The Healthy Dancer Clinic will operate on the first floor—free—to those who take class, and staffed by physical therapists from the University of California San Francisco, which occupies a brand new campus just a few blocks away in the revivified “Mission Bay.” The clinic’s services will be vetted by Dr. Richard Coughlin, a member of the ODC board.
The main staircase to the building’s second floor is constructed of thick, wide-planked maple, with acrylic panels under broad wooden banisters. It is flanked by high walls, painted a warm shade of cinnamon red. The centerpiece of the second floor is an atrium that will feature three Japanese maple trees and a stone bench for sitting and reflecting. A modern ******* and several offices are ringed around the atrium. On the third floor, there is another lobby, with the ballet studio to the right, and the ODC performance studio, with pull-out bleacher seating, to the left. The lobby walls display oversized posters of past ODC performances and dancers. There are additional offices on this floor for the directors and faculty, a screening room, and dressing rooms that seem a little small to accommodate what appear to be ambitious program and curriculum plans.
Brenda Way’s message is that this is a community performance space, and she compares it to what Baryshnikov is currently doing in NY. The elaborated ballet, modern, and world dance curricula are seen as innovations that will forge continuity for the company and up-and-coming dance artists. The Janice Garrett and Robert Moses' Kin dance companies will be resident there, alongside ODC-San Francisco. Way calls it “connective tissue”—and looks forward to an emphasis on crossover exposure in the curriculum. ODC hopes to utilize the Town Hall for lectures on dance history, history, literature and physics, and Way hopes to see a partnership degree program initiated before too long.
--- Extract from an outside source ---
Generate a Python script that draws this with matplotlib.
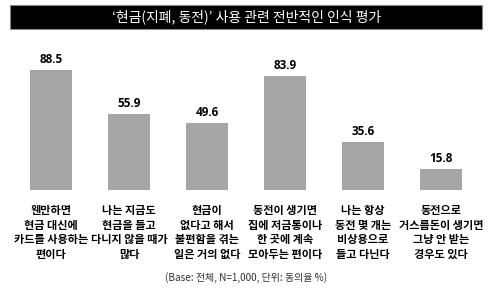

She views the body of work that will develop as an indispensable contribution to the company's patrimony, (though it might be more accurate to call it “matrimony,” when one considers that ODC is led by Way and two other women: K.T. Nelson, and Kimi Okada).
ODC hopes that the abundance of space and resources will increase opportunities for spontaneity and flexibility, enabling the company and theater to bring in multiple generations of guest artists to perform and teach master classes. The new facilities will also make it possible to schedule rehearsals on short notice—so that the company is no longer hemmed in by the ODC theater schedule, as has been the case in the past.
The school will focus on the creative process, hoping to partner with California College of the Arts (formerly California College of Arts and Crafts—which has a campus on nearby Potrero Hill). In addition to the very popular Dance Jam program for kids, there will be a teen program—already in gear with 20-30 students, and an Emerging Artists module. The ballet program will be directed by former San Francisco Ballet Company dancer, and accredited Feldenkrais practitioner, Augusta Moore.
At the Commons’ "soft" opening in early September, 500 people took dance class, Pilates, and individuals of all ages were taught portions of ODC rep. Several commissions are in the works for the Grand Opening on Feb. 2.